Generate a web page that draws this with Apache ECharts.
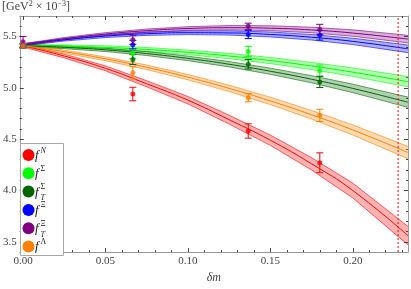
<!DOCTYPE html>
<html><head><meta charset="utf-8">
<script src="https://cdn.jsdelivr.net/npm/echarts@6/dist/echarts.min.js"></script>
<style>html,body{margin:0;padding:0;background:#fff}#c{width:411px;height:289px}</style>
</head><body><div id="c"></div><script>
// axis ranges and ticks
const X_MIN = -0.002, X_MAX = 0.2335, Y_MIN = 3.4, Y_MAX = 5.7;
const xMajor = [0, 0.05, 0.10, 0.15, 0.20];
const xMinor = [0.01,0.02,0.03,0.04,0.06,0.07,0.08,0.09,0.11,0.12,0.13,0.14,0.16,0.17,0.18,0.19,0.21,0.22,0.23];
const yMajor = [3.5, 4.0, 4.5, 5.0, 5.5];
const yMinor = [3.6,3.7,3.8,3.9,4.1,4.2,4.3,4.4,4.6,4.7,4.8,4.9,5.1,5.2,5.3,5.4,5.6];
const cutoff = 0.2275;

// fitted curves (centre) and half-widths of the bands
const fitX    = [0, 0.025, 0.05, 0.075, 0.1, 0.125, 0.15, 0.175, 0.2, 0.2335];
const fitN    = [5.41, 5.31, 5.19, 5.04, 4.88, 4.69, 4.49, 4.26, 4.00, 3.56];
const bandN   = [0.012, 0.018, 0.024, 0.03, 0.036, 0.043, 0.05, 0.06, 0.072, 0.09];
const fitS    = [5.41, 5.406, 5.394, 5.374, 5.346, 5.31, 5.266, 5.213, 5.153, 5.06];
const bandS   = [0.01, 0.013, 0.016, 0.019, 0.022, 0.026, 0.03, 0.035, 0.041, 0.05];
const fitST   = [5.41, 5.395, 5.37, 5.334, 5.287, 5.23, 5.162, 5.084, 4.995, 4.86];
const bandST  = [0.01, 0.013, 0.016, 0.019, 0.022, 0.026, 0.03, 0.035, 0.041, 0.05];
const fitXi   = [5.42, 5.468, 5.504, 5.527, 5.537, 5.535, 5.52, 5.493, 5.453, 5.38];
const bandXi  = [0.01, 0.012, 0.014, 0.016, 0.018, 0.021, 0.024, 0.027, 0.031, 0.037];
const fitXiT  = [5.42, 5.478, 5.524, 5.557, 5.578, 5.586, 5.581, 5.564, 5.534, 5.475];
const bandXiT = [0.01, 0.012, 0.014, 0.016, 0.018, 0.021, 0.024, 0.027, 0.031, 0.037];
const fitL    = [5.41, 5.353, 5.283, 5.20, 5.104, 4.995, 4.873, 4.738, 4.59, 4.37];
const bandL   = [0.01, 0.014, 0.018, 0.022, 0.026, 0.031, 0.036, 0.042, 0.049, 0.06];

// lattice points with errors
const ptX    = [0, 0.0666, 0.1366, 0.180];
const ptN    = [5.41, 4.94, 4.58, 4.27];
const errN   = [0.02, 0.066, 0.07, 0.097];
const ptS    = [5.41, 5.334, 5.355, 5.167];
const errS   = [0.02, 0.05, 0.05, 0.055];
const ptST   = [5.41, 5.277, 5.23, 5.058];
const errST  = [0.02, 0.05, 0.047, 0.055];
const ptXi   = [5.41, 5.421, 5.52, 5.512];
const errXi  = [0.02, 0.042, 0.04, 0.047];
const ptXiT  = [5.45, 5.468, 5.60, 5.569];
const errXiT = [0.05, 0.044, 0.03, 0.05];
const ptL    = [5.41, 5.146, 4.904, 4.732];
const errL   = [0.02, 0.06, 0.04, 0.06];

const groups = [
  {color:'#ff0000', fit:fitN,  band:bandN,  pt:ptN,  err:errN,  sup:'N', supIt:true,  sub:''},
  {color:'#00ff00', fit:fitS,  band:bandS,  pt:ptS,  err:errS,  sup:'Σ', supIt:false, sub:''},
  {color:'#006600', fit:fitST, band:bandST, pt:ptST, err:errST, sup:'Σ', supIt:false, sub:'T'},
  {color:'#0000ff', fit:fitXi, band:bandXi, pt:ptXi, err:errXi, sup:'Ξ', supIt:false, sub:''},
  {color:'#800080', fit:fitXiT,band:bandXiT,pt:ptXiT,err:errXiT,sup:'Ξ', supIt:false, sub:'T'},
  {color:'#ff8000', fit:fitL,  band:bandL,  pt:ptL,  err:errL,  sup:'Λ', supIt:false, sub:''}
];

function rgba(hex, a) {
  const n = parseInt(hex.slice(1), 16);
  return 'rgba(' + ((n >> 16) & 255) + ',' + ((n >> 8) & 255) + ',' + (n & 255) + ',' + a + ')';
}

const FONT = 'Liberation Serif';
const series = [];
groups.forEach((g) => {
  const rows = fitX.map((x,k) => [x, g.fit[k] - g.band[k], g.fit[k] + g.band[k]]);
  series.push({type:'custom', silent:true, z:2, data: rows, encode:{x:0, y:[1,2]},
    renderItem: (params, api) => {
      if (params.dataIndex !== 0) return null;
      const up = rows.map(r => api.coord([r[0], r[2]]));
      const lo = rows.map(r => api.coord([r[0], r[1]]));
      const edge = {stroke: rgba(g.color, 0.75), lineWidth: 0.8, fill: null};
      return {type:'group', children:[
        {type:'polygon', shape:{points: up.concat(lo.slice().reverse())}, style:{fill: rgba(g.color, 0.3)}},
        {type:'polyline', shape:{points: up}, style: edge},
        {type:'polyline', shape:{points: lo}, style: edge}
      ]};
    }});
});
groups.forEach((g) => {
  series.push({type:'line', smooth:true, symbol:'none', silent:true, z:3,
    data: fitX.map((x,k) => [x, g.fit[k]]),
    lineStyle:{color: g.color, width:1}});
});
series.push({type:'line', symbol:'none', silent:true, z:4,
  data:[[cutoff, Y_MIN],[cutoff, Y_MAX]],
  lineStyle:{color:'#ff0000', type:[2,2], width:1}});
groups.forEach((g) => {
  series.push({type:'custom', z:5, silent:true,
    data: ptX.map((x,k) => [x, g.pt[k], g.err[k]]),
    encode:{x:0, y:1},
    renderItem: (params, api) => {
      const x = api.value(0), y = api.value(1), e = api.value(2);
      const t = api.coord([x, y + e]), b = api.coord([x, y - e]);
      const cw = 3.5, st = {stroke: g.color, lineWidth: 1};
      return {type:'group', children:[
        {type:'line', shape:{x1:t[0], y1:t[1], x2:b[0], y2:b[1]}, style:st},
        {type:'line', shape:{x1:t[0]-cw, y1:t[1], x2:t[0]+cw, y2:t[1]}, style:st},
        {type:'line', shape:{x1:b[0]-cw, y1:b[1], x2:b[0]+cw, y2:b[1]}, style:st}
      ]};
    }});
  series.push({type:'scatter', z:6, silent:true, symbol:'circle', symbolSize:5,
    data: ptX.map((x,k) => [x, g.pt[k]]), itemStyle:{color:g.color}});
});

function xAx(pos, ticks, len, labels, line) {
  return {type:'value', position:pos, min:X_MIN, max:X_MAX,
    name: labels ? 'δm' : '', nameLocation:'middle', nameGap:17,
    nameTextStyle:{fontFamily:FONT, fontStyle:'italic', fontSize:12, color:'#444'},
    axisLine:{show:line, onZero:false, lineStyle:{color:'#999', width:1}},
    axisTick:{show:true, inside:true, length:len, customValues:ticks, lineStyle:{color:'#444', width:1}},
    axisLabel:{show:labels, customValues:ticks, margin:4, fontFamily:FONT, fontSize:11, color:'#444',
      formatter:(v) => v.toFixed(2)},
    splitLine:{show:false}};
}
function yAx(pos, ticks, len, labels, line) {
  return {type:'value', position:pos, min:Y_MIN, max:Y_MAX,
    axisLine:{show:line, onZero:false, lineStyle:{color:'#999', width:1}},
    axisTick:{show:true, inside:true, length:len, customValues:ticks, lineStyle:{color:'#444', width:1}},
    axisLabel:{show:labels, customValues:ticks, margin:3, fontFamily:FONT, fontSize:11, color:'#444',
      formatter:(v) => v.toFixed(1)},
    splitLine:{show:false}};
}

// legend built from the groups
const legend = [{type:'rect', left:20, top:143, shape:{width:43, height:112},
  style:{fill:'#fff', stroke:'#aaa', lineWidth:1}, z:50}];
groups.forEach((g, i) => {
  const yc = 155 + i * 18.3;
  legend.push({type:'circle', shape:{cx:28.5, cy:yc, r:6}, style:{fill:g.color}, z:51});
  legend.push({type:'text', x:35, y:yc+0.5, z:51, style:{text:'f', font:'italic 13px "Liberation Serif"', fill:'#222', verticalAlign:'middle'}});
  legend.push({type:'text', x:40.5, y:yc-4.5, z:51, style:{text:g.sup, font:(g.supIt?'italic ':'') + '8px "Liberation Serif"', fill:'#222', verticalAlign:'middle'}});
  if (g.sub) legend.push({type:'text', x:40.5, y:yc+6.5, z:51, style:{text:g.sub, font:'italic 8px "Liberation Serif"', fill:'#222', verticalAlign:'middle'}});
});
legend.push({type:'text', left:2, top:0, z:51, style:{
  text:'[GeV{s|2} × 10{s|−3}]', fontFamily:FONT, fontSize:12, fill:'#444',
  rich:{s:{fontFamily:FONT, fontSize:8, fill:'#444', verticalAlign:'top', lineHeight:14}}}});

const chart = echarts.init(document.getElementById('c'), null, {renderer:'canvas'});
chart.setOption({
  animation:false,
  grid:{left:16, right:3, top:16, bottom:29, containLabel:false},
  xAxis:[xAx('bottom', xMajor, 4, true, true), xAx('bottom', xMinor, 2, false, false),
         xAx('top', xMajor, 4, false, true), xAx('top', xMinor, 2, false, false)],
  yAxis:[yAx('left', yMajor, 4, true, true), yAx('left', yMinor, 2, false, false),
         yAx('right', yMajor, 4, false, true), yAx('right', yMinor, 2, false, false)],
  series: series,
  graphic: legend
});
</script></body></html>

> **What is needed**
Return only the lines running from the top of the data to the line that holds "const cutoff = 0.2275;". Include both of those lines, but skip the pictures.

> **Answer**
Generate a web page that draws this with Apache ECharts.
<!DOCTYPE html>
<html><head><meta charset="utf-8">
<script src="https://cdn.jsdelivr.net/npm/echarts@6/dist/echarts.min.js"></script>
<style>html,body{margin:0;padding:0;background:#fff}#c{width:411px;height:289px}</style>
</head><body><div id="c"></div><script>
// axis ranges and ticks
const X_MIN = -0.002, X_MAX = 0.2335, Y_MIN = 3.4, Y_MAX = 5.7;
const xMajor = [0, 0.05, 0.10, 0.15, 0.20];
const xMinor = [0.01,0.02,0.03,0.04,0.06,0.07,0.08,0.09,0.11,0.12,0.13,0.14,0.16,0.17,0.18,0.19,0.21,0.22,0.23];
const yMajor = [3.5, 4.0, 4.5, 5.0, 5.5];
const yMinor = [3.6,3.7,3.8,3.9,4.1,4.2,4.3,4.4,4.6,4.7,4.8,4.9,5.1,5.2,5.3,5.4,5.6];
const cutoff = 0.2275;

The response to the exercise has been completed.